Имя русского поэта Сергея Александровича Есенина вызывает в сознании каждого человека, скорее всего, образ России – «шестой части земли с названьем кратким «Русь». Действительно, в творчестве этого замечательного лирика образ России занимает важнейшее место. Россия у него – патриархальная, деревенская, «живая», а себя Есенин назвал «последним поэтом деревни».
Однако есть в его творчестве и стихи о городе, в частности о Москве. Пожалуй, самым известным можно считать сборник стихов с очень символическим названием — «Москва кабацкая», вышедший в 1924 году. Что же символизирует это название? Даже в современном языке слово «кабак» ассоциируется с самым низкосортным питейным заведением. Исторически же Кабаком Иван Грозный назвал особый дом, в котором было позволено пить водку, но только опричникам. А у Есенина это не Москва «кабаков», а свидетельство переосмысления и переоценки пройденного пути.

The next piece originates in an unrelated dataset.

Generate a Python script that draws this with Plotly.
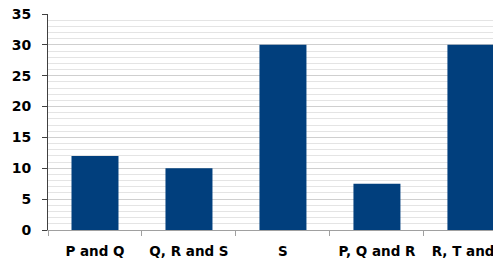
import plotly.graph_objects as go

categories = ["P and Q", "Q, R and S", "S", "P, Q and R", "R, T and U"]
values = [12, 10, 30, 7.5, 30]
y_ticks = [0, 5, 10, 15, 20, 25, 30, 35]

fig = go.Figure(go.Bar(
    x=categories, y=values, marker_color="#013f7d", width=0.5,
    marker_line_width=0,
))

fig.update_layout(
    width=493, height=253,
    margin=dict(l=40, r=0, t=6, b=31),
    plot_bgcolor="white", paper_bgcolor="white",
    showlegend=False,
    font=dict(family="DejaVu Sans", color="#000000"),
)
fig.update_xaxes(
    range=[-0.5, 4.32], automargin=False,
    tickson="boundaries", ticks="outside", ticklen=5, tickcolor="#a0a0a0",
    showline=True, linecolor="#a0a0a0", linewidth=1,
    showgrid=False,
    ticklabelstandoff=9, ticklabeloverflow="allow",
    tickfont=dict(family="DejaVu Sans", size=13.5, weight="bold"),
)
fig.update_yaxes(
    range=[0, 35], tickvals=y_ticks, automargin=False,
    ticks="outside", ticklen=5, tickcolor="#404040",
    showline=True, linecolor="#404040", linewidth=1,
    showgrid=True, gridcolor="#cfcfcf", gridwidth=1,
    minor=dict(dtick=1, showgrid=True, gridcolor="#e4e4e4", gridwidth=1),
    zeroline=False,
    ticklabelstandoff=8, ticklabeloverflow="allow",
    tickfont=dict(family="DejaVu Sans", size=14, weight="bold"),
)

fig.write_html("out.html")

Стихотворение «Я обманывать себя не стану», об анализе которого пойдет речь, было написано раньше, в 1922 году, и позже вошло в сборник «Стихи скандалиста». Так получилось, что Октябрьская революция, произошедшая в 1917 году, лишила Есенина основной темы его творчества. Новому советскому государству не нужны были лирические признания в любви к родине – ему нужны были «агитки» Бедного Демьяна» или чеканный стих Владимира Маяковского. А поэзия Сергея Есенина воспринималась и утверждалась официальной идеологией как чуждая и враждебная. Недаром он в том же 1922 году напишет: «…Я отовсюду гонимый, средь железных врагов прохожу».
Конечно, по старой русской традиции, горе от сознания собственной ненужности можно было утопить в вине, что Есенин успешно и делал все послереволюционные годы. Другой не менее важной причиной скандальности новой лирики поэта стало увлечение имажинизмом. Это течение, ставшее в какой-то мере продолжением футуризма, в России свое воплощение получило уже после Октябрьской революции. Стремясь расшевелить внимание публики, имажинисты намеренно шли на скандал. Например, однажды они развесили на некоторых московских улицах эмалированные таблички со своими именами: Есенину досталась Тверская. Не случайно «московский озорной гуляка» ходит «по всему тверскому околотку» — это его своеобразная епархия.
Неся клеймо «хулигана» и «скандалиста», Есенин придал этим словам романтический смысл, демонстративно ввел их в названия своих стихов и сборников. Но осознание чего-то неправильного в этих словах заставляет его задуматься:
Отчего прослыл я шарлатаном?
Отчего прослыл я скандалистом?
Далее герой, признавая свои грехи, тем не менее, рассуждает о том, что он «не злодей» и «не грабил лесом», что «не расстреливал несчастных по темницам». Вот что для него по-настоящему грех – когда загублена чья-то душа, а он «всего лишь уличный повеса», которого в буквальном смысле каждая собака знает. Да что там собака!
Каждая задрипанная лошадь
Головой кивает мне навстречу.
Объяснение такой популярности среди представителей животного мира герой видит в том, что он «зверье, как братьев наших меньших, никогда не бил по голове». Только с животными у героя возникает взаимопонимание и дружба, он для них «приятель хороший», так как каждый его стих «душу зверя лечит». А люди, судя по всему, уже разочаровали его, ведь даже в цилиндре ходит он «не для женщин», а «золото овса дает кобыле», и среди людей дружбы не имеет, так как «иному покорился царству».
В том, что это действительно царство со своими законами и правилами, Есенин был уверен. Недаром он как-то сказал художнику Рыженко: «Мне кажется, что по-настоящему любят и понимают природу только животные… И еще растения…». Это мир, излечивающий все недуги: и физические, и моральные. Мир, который спасет. Именно поэтому в финале герой подчеркивает, что теперь болеть не станет, так как «прояснилась омуть в сердце мглистом», и сам отвечает на вопрос, заданный вначале:
Оттого прослыл я шарлатаном,
Оттого прослыл я скандалистом.
Несмотря на исповедальный характер этого и последующих произведений, они не были восприняты серьезно публикой начала ХХ века. А позже стихотворение про «озорного гуляку», положенное на музыку весьма легкого содержания, стало не самым лучшим образцом шансона, напоминающего больше блатную песню.